Nach der Ausbildung zur Polizeibeamtin hat Mihalic an der Fachhochschule für öffentliche Verwaltung NRW ihren Diplom-Verwaltungswirt gemacht, später an der Uni Bochum Kriminologie und Polizeiwissenschaft studiert und vor drei Jahren an der juristischen Fakultät promoviert. Eine Kompetenz, die sie 2013 erstmals in den Bundestag führte und 2016 auf den Posten der Innenpolitischen Sprecherin der Grünen-Fraktion.

Polizistin hin, Polizistin her: „Für mich sind wir in diesem Bereich vor allem eine Bürgerrechtspartei.“ Nicht nur sie selbst, sondern auch die Grünen hätten sich dabei in den vergangenen Jahren weiterentwickelt. Und das heißt für Mihalic: „Auch wir betreiben eine Politik der Kriminalitätsbekämpfung, nur eben wissenschaftlich fundiert und faktenbasiert – und nicht aus einem Bauchgefühl heraus.“

Themenschwerpunkte sind Rechtsextremismus und Reichsbürgerbewegung

Alles andere als ein Hindernis für alle möglichen Regierungskoalitionen nach der Wahl, oder? Mihalic schmunzelt und stimmt zu: „Das ist einer der Bereiche, wo wir uns mit der FDP sicher besonders schnell einig wären. Das wurde auch schon 2017 bei den Jamaika-Sondierungen deutlich.“ Einer ihrer Schwerpunkte – neben ihrer Arbeit im Untersuchungsausschuss zum Terroranschlag auf dem Breitscheidplatz – ist auch Rechtsextremismus und Reichsbürgerbewegung. „Selbstverständlich bekomme ich aus der Ferne mit, dass das auch ein Thema in meiner alten Heimat ist“, sagt sie. Sie kenne die Wahlergebnisse aus Teilen Waldbröls, die als AfD-Hochburgen gelten. Und sie wisse auch, dass die Reichsbürger im Oberbergischen eine Rolle spielten. „Tatsächlich habe ich auch schon mit Sabine Grützmacher besprochen, dass wir uns das gemeinsam noch mal genauer ansehen werden.“

Ist die radikale Systemfeindschaft nur ein rechtes Problem? Welche Qualität hat die Bewegung der sogenannten „Querdenker“? Mihalic überlegt kurz und räumt dann ein: „Ja, es gibt ein esoterisches Milieu, das bisher eigentlich eher den Grünen nahestand.“ Wenn da jemand aber keine Hemmungen habe, auf bestimmten Demos Seite an Seite mit Rechtsextremisten und anderen zu zeigen – dann müsse man sich auch fragen, „ob das wirklich Menschen sind, denen wir politisch nahestehen wollen.“ Wichtig sei es, die Verbindungen nicht aus dem Blick zu verlieren: „Der Verfassungsschutz differenziert da oft schon zu sehr.“ Dabei verliere man den Überblick, wer mit wem alles Hand in Hand arbeite.

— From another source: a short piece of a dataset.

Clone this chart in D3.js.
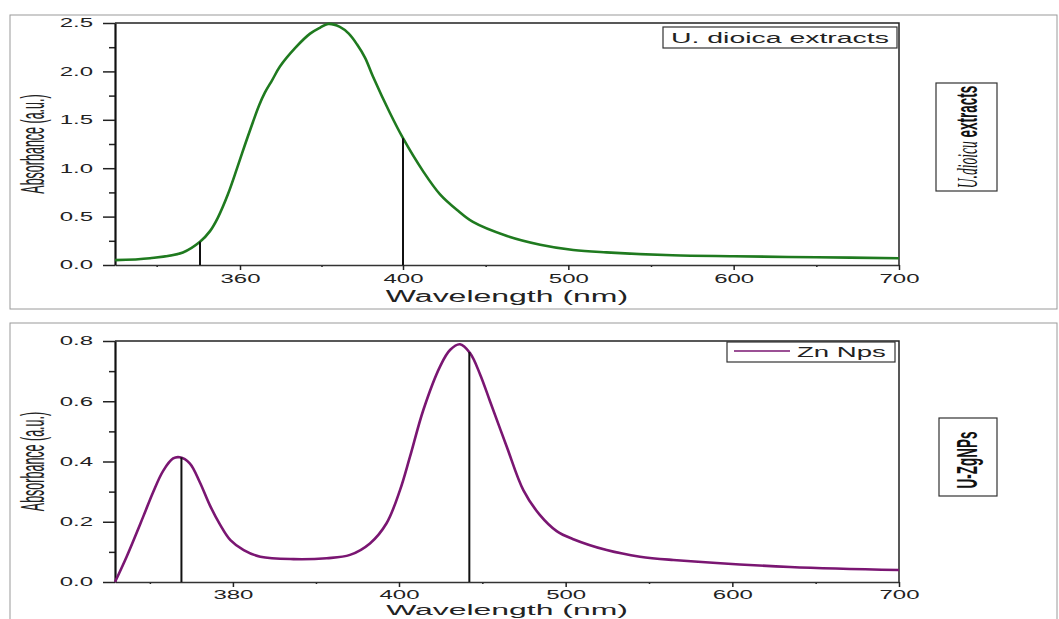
<!DOCTYPE html>
<html>
<head>
<meta charset="utf-8">
<script src="https://cdn.jsdelivr.net/npm/d3@7"></script>
<style>
  body { margin: 0; background: #fff; }
  text { font-family: "Liberation Sans", Arial, sans-serif; }
</style>
</head>
<body>
<div id="chart"></div>
<script>
// U. dioica extract spectrum
const extractNm  = [330, 338.4, 346.3, 350.4, 352.8, 354.7, 357.1, 359.3, 361.2, 363.2, 364.7, 366.1, 367.9, 369.8, 373.5, 377.2, 379.6, 381.6, 384.5, 386.7, 388.7, 390.7, 392.6, 396.8, 400, 412.1, 422.4, 433.3, 442.3, 462.9, 483, 503, 523, 563, 600, 650, 700];
const extractAbs = [0.05, 0.07, 0.13, 0.24, 0.35, 0.49, 0.73, 1.00, 1.24, 1.48, 1.65, 1.78, 1.91, 2.05, 2.24, 2.39, 2.45, 2.49, 2.46, 2.39, 2.28, 2.14, 1.95, 1.57, 1.31, 0.97, 0.73, 0.56, 0.445, 0.30, 0.21, 0.155, 0.13, 0.10, 0.09, 0.08, 0.07];

// Zn nanoparticle spectrum
const npsNm  = [365.8, 367.2, 369.2, 370.4, 371.6, 372.8, 373.6, 374.8, 376.0, 377.2, 378.4, 379.7, 381.3, 383.3, 387.3, 391.3, 394.1, 396.5, 398.5, 400.6, 406.6, 414.6, 424.6, 430.6, 436.6, 442.6, 448.6, 454.6, 464.6, 474.6, 484.6, 494.6, 504.6, 524.6, 544.6, 564.6, 634.6, 700];
const npsAbs = [0.0, 0.084, 0.217, 0.299, 0.369, 0.41, 0.414, 0.394, 0.332, 0.256, 0.193, 0.139, 0.106, 0.084, 0.076, 0.079, 0.09, 0.128, 0.195, 0.305, 0.416, 0.571, 0.715, 0.77, 0.789, 0.76, 0.69, 0.60, 0.45, 0.305, 0.222, 0.169, 0.142, 0.106, 0.084, 0.073, 0.05, 0.04];

// vertical marker lines
const extractMarkNm  = [350.4, 400];
const extractMarkAbs = [0.24, 1.31];
const npsMarkNm  = [373.8, 442.2];
const npsMarkAbs = [0.414, 0.763];

// axes
const extractXTicks = [360, 400, 500, 600, 700];
const extractXMinor = [340, 380, 450, 550, 650];
const extractYTicks = [0, 0.5, 1.0, 1.5, 2.0, 2.5];
const extractYMinor = [0.25, 0.75, 1.25, 1.75, 2.25];
const npsXTicks = [380, 400, 500, 600, 700];
const npsXMinor = [370, 390, 450, 550, 650];
const npsYTicks = [0, 0.2, 0.4, 0.6, 0.8];
const npsYMinor = [0.1, 0.3, 0.5, 0.7];

const SX = 2; // the picture is stretched horizontally

const svg = d3.select("#chart").append("svg")
    .attr("width", 1059)
    .attr("height", 619);

svg.append("rect").attr("width", 1059).attr("height", 619).attr("fill", "#fff");

function drawPanel(p) {
    // outer frame
    svg.append("rect")
        .attr("x", 10).attr("y", p.frameY)
        .attr("width", 1047).attr("height", p.frameH)
        .attr("fill", "none").attr("stroke", "#9a9a9a").attr("stroke-width", 1);

    const x = d3.scaleLinear().domain(p.xDomain).range(p.xRange);
    const y = d3.scaleLinear().domain(p.yDomain).range([p.bottom, p.top]);
    const g = svg.append("g");
    const x0 = p.xRange[0], x1 = p.xRange[p.xRange.length - 1];

    // top and right border
    g.append("path")
        .attr("d", `M${x0},${p.top}H${x1}V${p.bottom}`)
        .attr("fill", "none").attr("stroke", "#222").attr("stroke-width", 1.5);

    // minor ticks
    g.append("g").attr("transform", `translate(0,${p.bottom})`)
        .call(d3.axisBottom(x).tickValues(p.xMinor).tickSize(2).tickFormat(""))
        .call(a => a.select(".domain").remove())
        .selectAll("line").attr("stroke", "#222").attr("stroke-width", 1.5);
    g.append("g").attr("transform", `translate(${x0},0)`)
        .call(d3.axisLeft(y).tickValues(p.yMinor).tickSize(6).tickFormat(""))
        .call(a => a.select(".domain").remove())
        .selectAll("line").attr("stroke", "#222").attr("stroke-width", 1.5);

    // x axis
    const xa = g.append("g").attr("transform", `translate(0,${p.bottom})`)
        .call(d3.axisBottom(x).tickValues(p.xTicks).tickSize(5).tickPadding(p.tickPad).tickSizeOuter(0).tickFormat(d3.format("d")));
    xa.select(".domain").attr("stroke", "#333").attr("stroke-width", 1.5);
    xa.selectAll("line").attr("stroke", "#222").attr("stroke-width", 1.5);
    xa.selectAll("text").attr("font-size", 12).attr("fill", "#222")
        .attr("transform", `scale(${SX},1)`);

    // y axis
    const ya = g.append("g").attr("transform", `translate(${x0},0)`)
        .call(d3.axisLeft(y).tickValues(p.yTicks).tickSize(12).tickSizeOuter(0).tickFormat(d3.format(".1f")));
    ya.select(".domain").attr("stroke", "#111").attr("stroke-width", 2.2);
    ya.selectAll("line").attr("stroke", "#222").attr("stroke-width", 1.5);
    ya.selectAll("text").attr("font-size", 12).attr("fill", "#222")
        .attr("x", -11).attr("transform", `scale(${SX},1)`);

    // spectrum
    const pts = p.nm.map((d, i) => [d, p.abs[i]]);
    g.append("path")
        .datum(pts)
        .attr("fill", "none")
        .attr("stroke", p.color)
        .attr("stroke-width", 2.6)
        .attr("stroke-linejoin", "round")
        .attr("d", d3.line().x(d => x(d[0])).y(d => y(d[1])).curve(d3.curveCatmullRom.alpha(0.5)));

    // marker lines
    g.selectAll(".mark")
        .data(p.markNm.map((d, i) => [d, p.markAbs[i]]))
        .enter().append("line")
        .attr("x1", d => x(d[0])).attr("x2", d => x(d[0]))
        .attr("y1", y(0)).attr("y2", d => y(d[1]))
        .attr("stroke", "#111").attr("stroke-width", 2);

    // axis titles
    svg.append("text")
        .attr("transform", `translate(44,${(p.top + p.bottom) / 2}) scale(2.6,1) rotate(-90)`)
        .attr("text-anchor", "middle").attr("font-size", 12.5).attr("fill", "#222")
        .text("Absorbance (a.u.)");
    svg.append("text")
        .attr("transform", `translate(${(x0 + x1) / 2},${p.bottom + p.titleGap}) scale(${p.titleSX},1)`)
        .attr("text-anchor", "middle").attr("font-size", p.titleSize).attr("fill", "#222")
        .text("Wavelength (nm)");
}

drawPanel({
    frameY: 15, frameH: 294,
    top: 23, bottom: 265, titleGap: 37, titleSize: 16, titleSX: 2, tickPad: 4,
    xDomain: [330, 360, 400, 700], xRange: [115, 240, 403, 899],
    yDomain: [0, 2.5],
    xTicks: extractXTicks, xMinor: extractXMinor,
    yTicks: extractYTicks, yMinor: extractYMinor,
    nm: extractNm, abs: extractAbs, color: "#1f7a1f",
    markNm: extractMarkNm, markAbs: extractMarkAbs
});

drawPanel({
    frameY: 323, frameH: 310,
    top: 341, bottom: 582, titleGap: 33, titleSize: 15.5, titleSX: 2.06, tickPad: 3,
    xDomain: [365.8, 400, 700], xRange: [115, 399, 899],
    yDomain: [0, 0.8],
    xTicks: npsXTicks, xMinor: npsXMinor,
    yTicks: npsYTicks, yMinor: npsYMinor,
    nm: npsNm, abs: npsAbs, color: "#7a1672",
    markNm: npsMarkNm, markAbs: npsMarkAbs
});

// legends
svg.append("rect").attr("x", 663).attr("y", 27).attr("width", 234).attr("height", 21)
    .attr("fill", "#fff").attr("stroke", "#333").attr("stroke-width", 1.2);
svg.append("text")
    .attr("transform", "translate(671,43) scale(2.03,1)")
    .attr("font-size", 14).attr("fill", "#222")
    .text("U. dioica extracts");

svg.append("rect").attr("x", 727).attr("y", 342).attr("width", 168).attr("height", 20)
    .attr("fill", "#fff").attr("stroke", "#333").attr("stroke-width", 1.2);
svg.append("line").attr("x1", 734).attr("x2", 790).attr("y1", 351).attr("y2", 351)
    .attr("stroke", "#7a1672").attr("stroke-width", 1.6);
svg.append("text")
    .attr("transform", "translate(797,357) scale(2,1)")
    .attr("font-size", 13.8).attr("fill", "#222")
    .text("Zn Nps");

// side labels
svg.append("rect").attr("x", 936).attr("y", 83).attr("width", 61).attr("height", 108)
    .attr("fill", "#fff").attr("stroke", "#333").attr("stroke-width", 1.2);
const side1 = svg.append("text")
    .attr("transform", "translate(977,137) scale(2.2,1) rotate(-90)")
    .attr("text-anchor", "middle").attr("font-size", 13.5).attr("fill", "#111");
side1.append("tspan").attr("font-family", "Liberation Serif, Times New Roman, serif")
    .attr("font-style", "italic").text("U.dioicu");
side1.append("tspan").attr("font-weight", "bold").text(" extracts");

svg.append("rect").attr("x", 939).attr("y", 418).attr("width", 58).attr("height", 78)
    .attr("fill", "#fff").attr("stroke", "#333").attr("stroke-width", 1.2);
svg.append("text")
    .attr("transform", "translate(977,460) scale(2.2,1) rotate(-90)")
    .attr("text-anchor", "middle").attr("font-size", 13.5).attr("font-weight", "bold").attr("fill", "#111")
    .text("U-ZgNPs");
</script>
</body>
</html>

Das könnte Sie auch interessieren:

Ihre neue oberbergische Fraktionskollegin Grützmacher hat Mihalic in dieser Woche auch schon in Berlin getroffen. Und einen guten Rat hat die Wahl-Gelsenkirchenerin, die nun in ihre dritte Legislaturperiode startet, dem Neuling auch schon mitgegeben. „Ich habe ihr gesagt, sie soll mal abends, wenn die meisten weg sind, hier über die Gänge laufen.“ Nichts sei nämlich schlimmer, als sich in den ersten Wochen ständig zu verlaufen. „Mir ist das damals passiert – auf dem Weg von der Kantine ins Büro“, erzählt Mihalic lachend.